Obviously, the rotary disc must be rotated at relatively high speed for the described apparatus to function properly. At low speeds the coins might not reach their denominational position in channels 46 before they reach the first of the discharge openings 78. For this purpose it is contemplated that the rotary solenoid 76 be responsive to the speed of rotation of the disc assembly and in such manner that the cam 70 iS in its upper position shown in FIG. 6 only when the disc assembly is rotated at a predetermined speed. Below that speed suitable control means (not shown) will actuate the rotary solenoid 76 to lower cam 70 to its lowermost position and no coins can then be released by cam 70 from the central portion 16 of the disc to the outer annular portion 38. It is also contemplated that manually operable means be provided for lowering cam 70 whenever an operator deems it advisable to stop the delivery of coins to the sorting channels.

It has been found that apparatus constructed in accordance with the foregoing description operates reliably at extremely high speeds not heretofore achieved by any previously known coin counting and sorting apparatus.
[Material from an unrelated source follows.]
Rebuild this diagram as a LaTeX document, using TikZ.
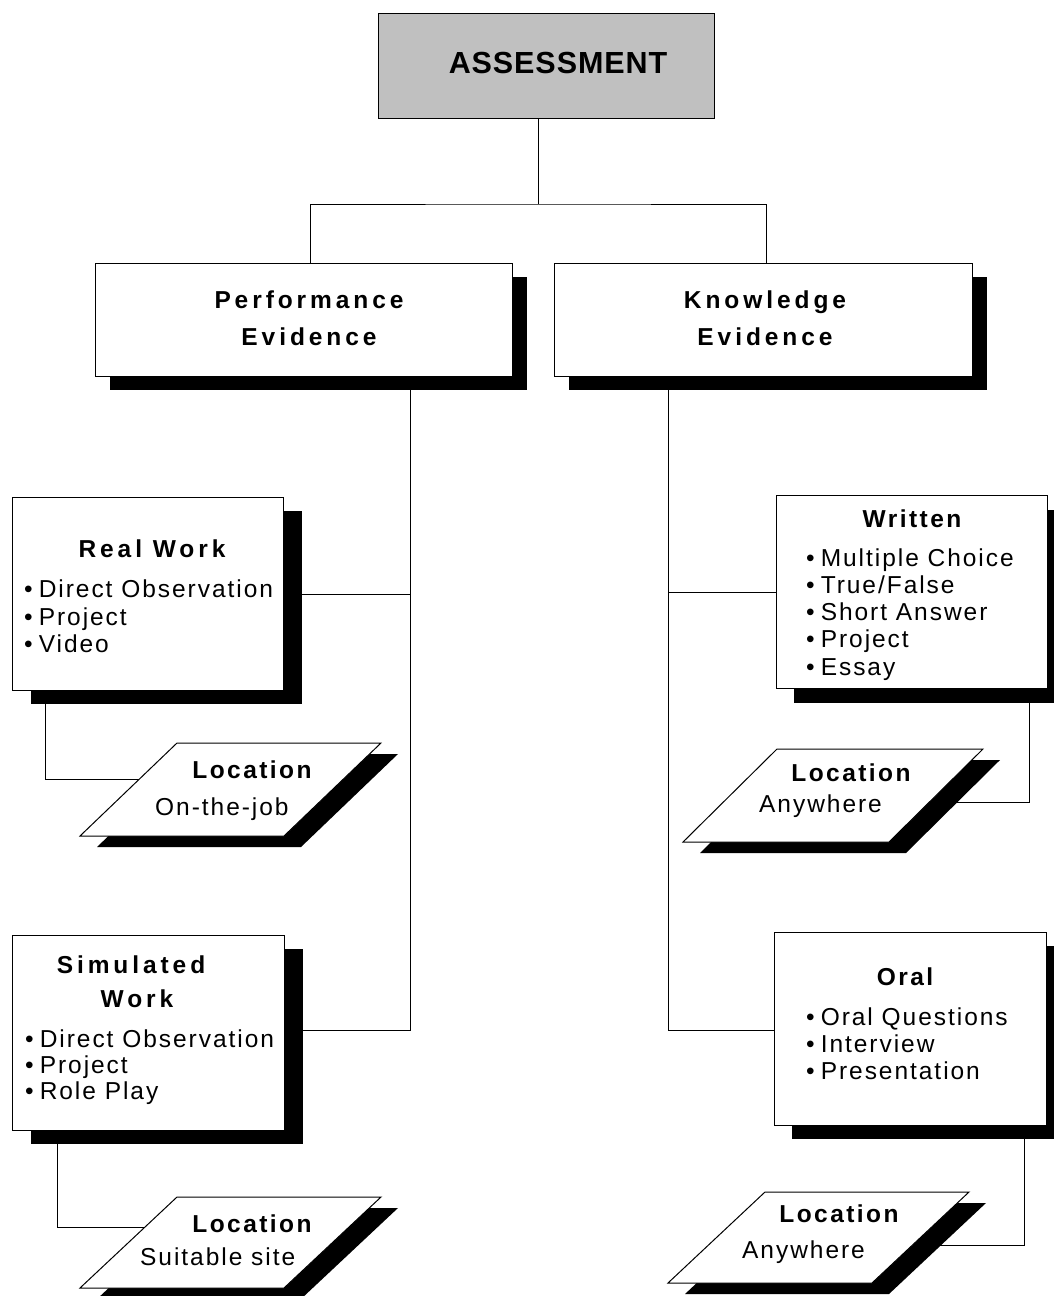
\documentclass[tikz,border=0pt]{standalone}
\usepackage{fontspec}
\setmainfont{Liberation Sans}[LetterSpace=8]
\newfontfamily\hfont{Liberation Sans}[LetterSpace=16]
\newfontfamily\tfont{Liberation Sans}[LetterSpace=10]
\newfontfamily\afont{Liberation Sans}[LetterSpace=3]
\usetikzlibrary{shadows,backgrounds,calc}
\definecolor{boxgray}{HTML}{C0C0C0}
\newcommand{\locbox}[5]{%
  \fill[black,shift={(17,11)}] (#1,#2) -- ++(#3,0) -- ++(-#4,#5) -- ++(-#3,0) -- cycle;
  \filldraw[fill=white,draw=black] (#1,#2) -- ++(#3,0) -- ++(-#4,#5) -- ++(-#3,0) -- cycle;}
\tikzset{
  box/.style={draw=black, fill=white, anchor=north west, inner sep=0pt},
  sh/.style 2 args={drop shadow={shadow xshift=#1pt, shadow yshift=-#2pt, opacity=1, fill=black}},
  conn/.style={draw=black, line width=1pt},
  hd/.style={font=\hfont\bfseries\fontsize{24.5}{28}\selectfont, anchor=base, inner sep=0pt},
  tt/.style={font=\tfont\bfseries\fontsize{24.5}{28}\selectfont, anchor=base, inner sep=0pt},
  li/.style={font=\fontsize{24.5}{28}\selectfont, anchor=base west, inner sep=0pt},
}
\newcommand{\bul}{•\hspace{6pt}}
\begin{document}
\begin{tikzpicture}[x=1pt, y=-1pt, line width=1pt]
\useasboundingbox (0,0) rectangle (1054,1296);
\clip (0,0) rectangle (1054,1296);

% boxes
\node[box, fill=boxgray, minimum width=336pt, minimum height=105pt] (as) at (378,13) {};
\node[box, sh={14}{13}, minimum width=417pt, minimum height=113pt] (pe) at (95,263) {};
\node[box, sh={14}{13}, minimum width=418pt, minimum height=113pt] (ke) at (554,263) {};
\node[box, sh={18}{13}, minimum width=271pt, minimum height=193pt] (rw) at (12,497) {};
\node[box, sh={17}{14}, minimum width=271pt, minimum height=193pt] (wr) at (776,495) {};
\node[box, sh={18}{13}, minimum width=272pt, minimum height=195pt] (sw) at (12,935) {};
\node[box, sh={17}{13}, minimum width=272pt, minimum height=193pt] (oral) at (774,932) {};

% location parallelograms
\locbox{177}{743}{204}{97}{93}
\locbox{777}{749}{206}{94}{93}
\locbox{177}{1197}{204}{97}{91}
\locbox{765}{1192}{204}{97}{91}

% junction coordinates
\coordinate (top) at (538,204);
\coordinate (pv) at (410,1030);
\coordinate (kv) at (668,1030);
\coordinate (l1in) at (139,779);
\coordinate (l2in) at (925,802);
\coordinate (l3in) at (145,1227);
\coordinate (l4in) at (910,1245);

% connectors (behind everything)
\begin{pgfonlayer}{background}
\fill[white] (0,0) rectangle (1054,1296);
\draw[conn] (as.south -| top) -- (top);
\draw[conn] ([xshift=6pt]pe.north) |- (top) -| ([xshift=3pt]ke.north);
\draw[conn] (pe.south -| pv) -- (pv) -- (sw.east |- pv);
\draw[conn] (rw.east) -- (rw.east -| pv);
\draw[conn] (ke.south -| kv) -- (kv) -- (oral.west |- kv);
\draw[conn] (wr.west) -- (wr.west -| kv);
\draw[conn] ([xshift=33pt]rw.south west) |- (l1in);
\draw[conn] ([xshift=-19pt]wr.south east) |- (l2in);
\draw[conn] ([xshift=45pt]sw.south west) |- (l3in);
\draw[conn] ([xshift=-23pt]oral.south east) |- (l4in);
\end{pgfonlayer}

% texts
\node[font=\afont\bfseries\fontsize{30.5}{36}\selectfont, anchor=base, inner sep=0pt] (t0) at (558,73) {ASSESSMENT};
\node[hd] (pe1) at (309,308) {Performance};
\node[hd] (pe2) at (309,345) {Evidence};
\node[hd] (ke1) at (765,308) {Knowledge};
\node[hd] (ke2) at (765,345) {Evidence};

\node[hd] (rwt) at (152,557) {Real Work};
\node[li] (rw1) at (24,597) {\bul Direct Observation};
\node[li] (rw2) at (24,625) {\bul Project};
\node[li] (rw3) at (24,652) {\bul Video};

\node[hd] (swt1) at (131,973) {Simulated};
\node[hd] (swt2) at (137,1007) {Work};
\node[li] (sw1) at (25,1047) {\bul Direct Observation};
\node[li] (sw2) at (25,1073) {\bul Project};
\node[li] (sw3) at (25,1099) {\bul Role Play};

\node[tt] (wrt) at (912,527) {Written};
\node[li] (wr1) at (806,566) {\bul Multiple Choice};
\node[li] (wr2) at (806,593) {\bul True/False};
\node[li] (wr3) at (806,620) {\bul Short Answer};
\node[li] (wr4) at (806,647) {\bul Project};
\node[li] (wr5) at (806,675) {\bul Essay};

\node[tt] (ort) at (905,985) {Oral};
\node[li] (or1) at (806,1025) {\bul Oral Questions};
\node[li] (or2) at (806,1052) {\bul Interview};
\node[li] (or3) at (806,1079) {\bul Presentation};

\node[tt] (l1t) at (252,778) {Location};
\node[li] (l1s) at (155,815) {On-the-job};
\node[tt] (l2t) at (851,781) {Location};
\node[li] (l2s) at (759,812) {Anywhere};
\node[tt] (l3t) at (252,1232) {Location};
\node[li] (l3s) at (140,1265) {Suitable site};
\node[tt] (l4t) at (839,1222) {Location};
\node[li] (l4s) at (742,1258) {Anywhere};
\end{tikzpicture}
\end{document}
For example, such a machine has been successfully operated at speeds over 150 r.p.m., sorting over 4,000 coins per minute. Much higher speeds are possible.
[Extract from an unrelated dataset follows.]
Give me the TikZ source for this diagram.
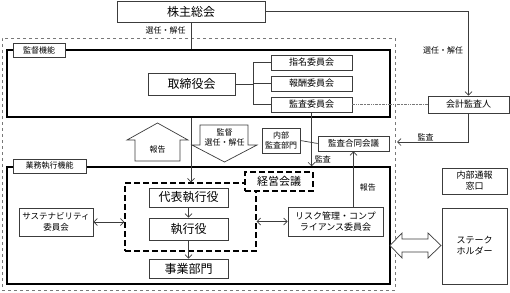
\documentclass[tikz,border=0pt]{standalone}
\usepackage{fontspec}
\setmainfont{Noto Sans CJK JP}
\usetikzlibrary{arrows.meta, positioning, calc}
\definecolor{linegray}{RGB}{60, 60, 60}
\definecolor{dashgray}{RGB}{120, 120, 120}

\begin{document}
\begin{tikzpicture}[x=1pt, y=-1pt, >={Straight Barb[length=3.5pt, width=7pt]},
    box/.style={draw=linegray, fill=white, line width=0.7pt, inner sep=0pt, align=center, font=\fontsize{8.5}{10.5}\selectfont},
    bigbox/.style={box, font=\fontsize{12}{14}\selectfont},
    cmtbox/.style={box, font=\fontsize{9}{11}\selectfont},
    frame/.style={draw=black, line width=1.5pt, inner sep=0pt},
    outerframe/.style={draw=dashgray, dashed, line width=0.7pt, inner sep=0pt},
    tab/.style={box, font=\fontsize{8}{10}\selectfont},
    conn/.style={draw=linegray, line width=0.7pt},
    lbl/.style={font=\fontsize{8}{10}\selectfont, inner sep=1pt, align=center},
    blockarrow/.style={draw=linegray, fill=white, line width=0.7pt}]
    \useasboundingbox (0,0) rectangle (510,292);
    \node[outerframe, minimum width=393pt, minimum height=252pt] (outer) at (198.5,164) {};
    \node[frame, minimum width=383pt, minimum height=67pt] (kantoku) at (198.5,83.5) {};
    \node[frame, minimum width=383pt, minimum height=117pt] (gyomu) at (198.5,225.5) {};
    \node[tab, minimum width=52pt, minimum height=14pt] (kantokutab) at (39,50) {監督機能};
    \node[tab, minimum width=73pt, minimum height=14pt] (gyomutab) at (49.5,166) {業務執行機能};
    \node[bigbox, minimum width=148pt, minimum height=21pt] (soukai) at (191,11.5) {株主総会};
    \node[bigbox, minimum width=87pt, minimum height=22pt] (torishimari) at (191.5,84) {取締役会};
    \node[cmtbox, minimum width=81pt, minimum height=15pt] (shimei) at (311.5,62.5) {指名委員会};
    \node[cmtbox, minimum width=81pt, minimum height=15pt] (houshu) at (311.5,83.5) {報酬委員会};
    \node[cmtbox, minimum width=81pt, minimum height=15pt] (kansa) at (311.5,104.5) {監査委員会};
    \node[cmtbox, minimum width=81pt, minimum height=17pt] (kaikei) at (468.5,104.5) {会計監査人};
    \node[box, minimum width=38pt, minimum height=25pt, font=\fontsize{8}{10}\selectfont] (naibu) at (281,140.5) {内部\\監査部門};
    \node[box, minimum width=71pt, minimum height=15pt] (goudou) at (353.5,143.5) {監査合同会議};
    \node[draw=black, line width=1.3pt, dash pattern=on 6pt off 3pt, inner sep=0pt, minimum width=131pt, minimum height=68pt] (exec) at (190.5,217) {};
    \node[box, draw=black, line width=1.3pt, dash pattern=on 6pt off 3pt, minimum width=68pt, minimum height=19pt, font=\fontsize{11}{13}\selectfont] (keiei) at (279,181.5) {経営会議};
    \node[bigbox, minimum width=79pt, minimum height=19pt] (daihyo) at (188.5,197.5) {代表執行役};
    \node[bigbox, minimum width=79pt, minimum height=22pt] (shikko) at (188.5,229) {執行役};
    \node[bigbox, minimum width=79pt, minimum height=19pt] (jigyo) at (188.5,268.5) {事業部門};
    \node[box, minimum width=74pt, minimum height=28pt] (sustain) at (56,222) {サステナビリティ\\委員会};
    \node[cmtbox, minimum width=95pt, minimum height=29pt] (risk) at (335.5,221.5) {リスク管理・コンプ\\ライアンス委員会};
    \node[cmtbox, minimum width=65pt, minimum height=26pt] (tsuho) at (474.5,181) {内部通報\\窓口};
    \node[cmtbox, minimum width=65pt, minimum height=76pt] (stake) at (474.5,246) {ステーク\\ホルダー};
    \coordinate (bus) at (253,84);
    \coordinate (auditin) at (397,142);
    \draw[conn, ->] (soukai.east) -| (kaikei.north) node[lbl, left=4pt, pos=0.73] {選任・解任};
    \draw[conn] (soukai.south) -- (soukai.south |- kantoku.north) node[lbl, left=4pt, pos=0.32] {選任・解任};
    \draw[conn, ->] (soukai.south |- kantoku.south) -- (soukai.south |- exec.north);
    \draw[conn] (torishimari.east) -- (bus);
    \draw[conn] (bus |- shimei) -- (bus |- kansa);
    \foreach \c in {shimei, houshu, kansa}
        \draw[conn] (bus |- \c) -- (\c.west);
    \draw[conn, ->] (kansa.south) -- (kansa.south |- gyomu.north) node[lbl, right=2pt, pos=0.88] {監査};
    \draw[conn] (naibu.east) -- (goudou.west);
    \draw[draw=dashgray, line width=0.7pt, densely dash dot dot] (kansa.east) -- (kaikei.west);
    \draw[conn, ->] (kaikei.south) |- (auditin) node[lbl, above, pos=0.8] {監査};
    \draw[conn, ->] (goudou.south |- risk.north) -- (goudou.south) node[lbl, right=5pt, pos=0.34] {報告};
    \draw[conn, ->] (daihyo) -- (shikko);
    \draw[conn, ->] (shikko) -- (jigyo);
    \draw[conn, <->] (sustain.east) -- (sustain.east -| exec.west);
    \draw[conn, <->] (exec.east |- risk.west) -- (risk.west);
    \draw[blockarrow] (135,161) -- (135,140) -- (127,140) -- (157.5,123) -- (188,140) -- (180,140) -- (180,161) -- cycle;
    \node[lbl] (houkoku) at (157.5,149) {報告};
    \draw[blockarrow] (200,125) -- (248,125) -- (248,145) -- (257,145) -- (224.5,162) -- (192,145) -- (200,145) -- cycle;
    \node[lbl] (kantokusennin) at (224.5,137.5) {監督\\選任・解任};
    \draw[blockarrow] (390,245.5) -- (402,233) -- (402,239) -- (428,239) -- (428,233) -- (441,245.5) -- (428,258) -- (428,252) -- (402,252) -- (402,258) -- cycle;
\end{tikzpicture}
\end{document}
While a single specific embodiment of the invention has been shown and described, it is to be noted that other embodiments will become apparent to those skilled in the art. For example, the channels 46 could be arranged to open through the top surface of disc 38, rather than being open at the bottom, and deflector fingers similar to the fingers 82 could be arranged to deflect the coins upwardly to discharge. Again, for example, a second cam, second set of discharge holes, associated counting mechanisms and receivers could be provided to give twice the sorting capacity without increasing the speed of rotation of the disc.